Dean of the University of Toronto Faculty of Applied Science and Engineering
- In office 1914–1919
- Preceded by: John Galbraith
- Succeeded by: Charles Hamilton Mitchell

Personal details
- Born: 23 November 1845 Derbyshire, England, UK
- Died: 23 August 1920 (aged 74) Lake Joseph, Muskoka Lakes, Ontario, Canada
- Spouse: Ellen Maude Mickle
- Children: Arthur William Mickle Ellis, Ethel May Ellis Crooks
- Relatives: William Ellis (British missionary) (Grandfather)
- Education: B.A., 1867 M.A., 1868 M.B., 1870
- Alma mater: University of Toronto
- Known for: President of the Royal Canadian Institute; Chairman of the Canadian Section of the Society of Chemical Industry
- Fields: Applied Chemistry

= William Hodgson Ellis =

Engineer and professor (1845–1920)

William Hodgson Ellis (1845–1920) was a Professor of Applied Chemistry from 1878, and Dean of the Faculty of Applied Science and Engineering at the University of Toronto from 1914, until his retirement in 1919.

==Early life==
William Hodgson Ellis was born on 23 November 1845 in Holme Hall, Bakewell, Derbyshire, England. He was the son of the only daughter of Mr. Joseph Hodgson of Holme Hall and her husband, the resident physician, John Eimeo Ellis. Ellis emigrated with his family to the State of Illinois in 1857 and then to Toronto in 1859.

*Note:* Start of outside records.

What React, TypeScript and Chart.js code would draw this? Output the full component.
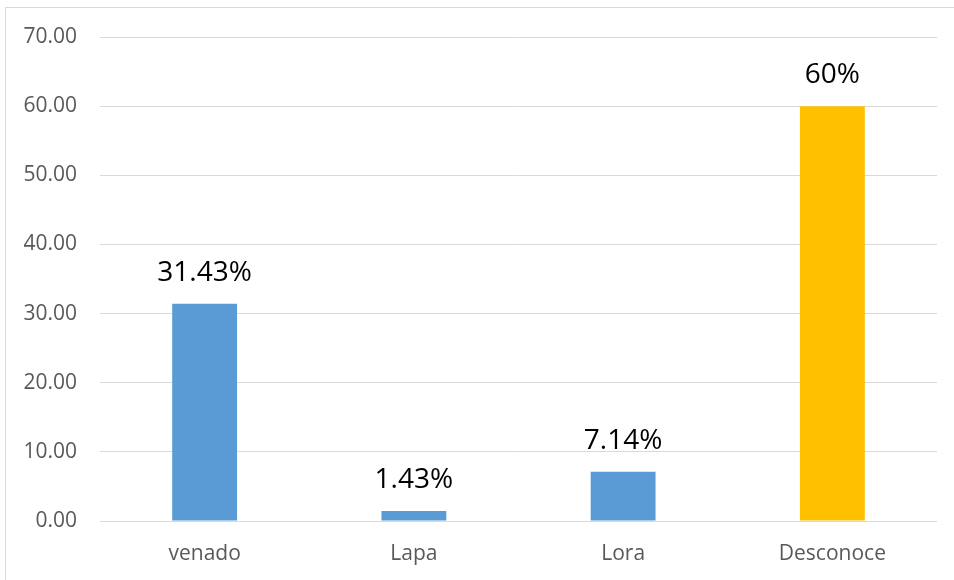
import React, { useEffect, useRef } from "react";
import { Chart, registerables } from "chart.js";

Chart.register(...registerables);

const categories = ["venado", "Lapa", "Lora", "Desconoce"];
const values = [31.43, 1.43, 7.14, 60];
const valueLabels = ["31.43%", "1.43%", "7.14%", "60%"];
const barColors = ["#5B9BD5", "#5B9BD5", "#5B9BD5", "#FFC000"];
const yMin = 0;
const yMax = 70;
const yStep = 10;

const FONT = "'Open Sans', 'Noto Sans', sans-serif";

const frameAndLabels = {
  id: "frameAndLabels",
  beforeDraw(chart: any) {
    const ctx = chart.ctx;
    ctx.save();
    ctx.fillStyle = "#ffffff";
    ctx.fillRect(0, 0, chart.width, chart.height);
    ctx.strokeStyle = "#d9d9d9";
    ctx.lineWidth = 1;
    ctx.strokeRect(5.5, 7.5, 2000, 2000);
    ctx.restore();
  },
  afterDatasetsDraw(chart: any) {
    const ctx = chart.ctx;
    const meta = chart.getDatasetMeta(0);
    ctx.save();
    ctx.fillStyle = "#000000";
    ctx.font = `28px ${FONT}`;
    ctx.textAlign = "center";
    ctx.textBaseline = "middle";
    meta.data.forEach((bar: any, i: number) => {
      ctx.fillText(valueLabels[i], bar.x, bar.y - 31);
    });
    ctx.restore();
  },
};

export default function App() {
  const ref = useRef<HTMLCanvasElement | null>(null);

  useEffect(() => {
    document.body.style.margin = "0";
    const canvas = ref.current;
    if (!canvas) return;
    const chart = new Chart(canvas, {
      type: "bar",
      data: {
        labels: categories,
        datasets: [
          {
            data: values,
            backgroundColor: barColors,
            borderWidth: 0,
            categoryPercentage: 1,
            barPercentage: 0.31,
          },
        ],
      },
      options: {
        responsive: false,
        animation: false,
        maintainAspectRatio: false,
        layout: { padding: { left: 0, top: 37, right: 17, bottom: 0 } },
        plugins: {
          legend: { display: false },
          tooltip: { enabled: false },
        },
        scales: {
          x: {
            grid: { display: false, drawTicks: false },
            border: { display: false },
            ticks: {
              color: "#595959",
              font: { family: FONT, size: 21 },
              padding: 20,
            },
            afterFit(scale: any) {
              scale.height = 59;
            },
          },
          y: {
            min: yMin,
            max: yMax,
            grid: { color: "#d9d9d9", lineWidth: 1, drawTicks: false },
            border: { display: false },
            ticks: {
              stepSize: yStep,
              color: "#595959",
              font: { family: FONT, size: 21 },
              padding: 23,
              callback: (v: any) => Number(v).toFixed(2),
            },
            afterFit(scale: any) {
              scale.width = 100;
            },
          },
        },
      },
      plugins: [frameAndLabels],
    });
    return () => chart.destroy();
  }, []);

  return (
    <canvas
      ref={ref}
      width={954}
      height={580}
      style={{ display: "block", width: 954, height: 580 }}
    />
  );
}
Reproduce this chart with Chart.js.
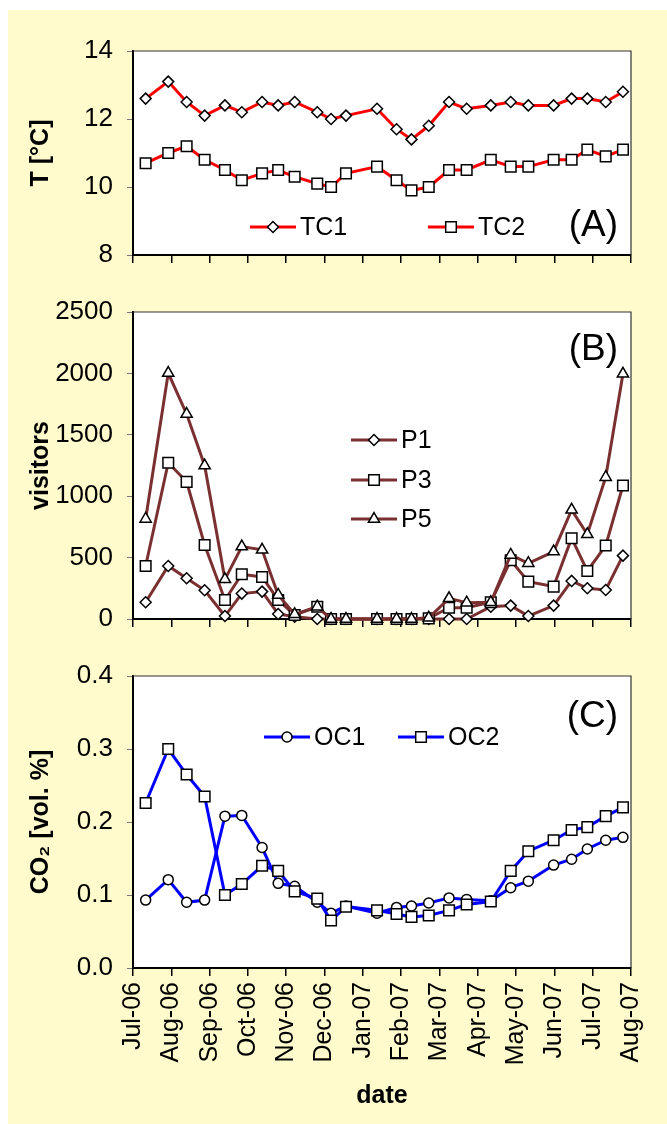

Ellis's paternal grandfather was William Ellis (1794–1872), the English missionary and author.

==Education==
Ellis entered University College at the University of Toronto in 1863, receiving his B.A. in 1867 with the Gold Medal in Natural Science. He obtained his M.A. in 1868 and his M.B. (Bachelor of Medicine) in 1870. Following his education in Toronto, he went to London, England and obtained a position on the house staff of St. Thomas' Hospital, securing his L.R.C.P. in the autumn of 1871, when he returned to Canada.

==University of Toronto==
He settled down to practice his profession, but was immediately offered the position of lecturer in chemistry in Trinity College, and shortly afterwards he undertook similar duties in the newly-founded School of Technology. This latter institution became in 1877 The Ontario School of Practical Science in which he was Assistant Professor of Chemistry. In 1887 he became Professor of Applied Chemistry, a position which he held till his retirement.

In 1907, when the School of Practical Science became the Faculty of Applied Science and Engineering of the University of Toronto, he was made head of instruction in chemistry for the whole University. After the death of Dean John Galbraith in 1914, he was made Dean of the Faculty of Applied Science, from which position he retired in 1919.

In the Medical Faculty, he held the position of Professor of Toxicology and Medical Jurisprudence from 1897 to 1913, when he was obliged to resign owing to the pressure of other work. For more than 30 years he was retained by the Attorney-General of Ontario as analyst and expert toxicologist in connection with criminal cases. During the same period he was Public Analyst for the Inland Revenue Department.

==Honours and later life==
The variety and pressing nature of his daily work prevented him from writing any extensive scientific treatises; but numerous papers from his pen are to be found in the Transactions of the Canadian Institute, the Report of the Bureau of Mines and in the Transactions of the Royal Society.

In 1915 he was honoured by the University of Toronto with the degree LL.D., and in 1917 a similar honour was conferred upon him by McGill University.

In 1917 he was made Honorary Member of the Engineering Institute of Canada. He was a fellow of the Institute of Chemistry, and a Fellow of the Royal Society of Canada.

He was an ex-president of the Royal Canadian Institute, and ex-chairman of the Canadian Section of the Society of Chemical Industry.

Ellis died on 23 August 1920 while enjoying a holiday with his friend Dr. Rudolf on Lake Joseph in the Muskoka District.

==Personal life==

Ellis married Ellen Maude Mickle in Wellington, Ontario, Canada, on 4 August 1875. Their son, the prominent British Canadian physician, pathologist, and Regius Professor of Medicine, Arthur William Mickle Ellis, was born in Toronto, Ontario, Canada on 4 May 1883. Their daughter, Ethel May Crooks (nee Ellis), was born sometime in 1876.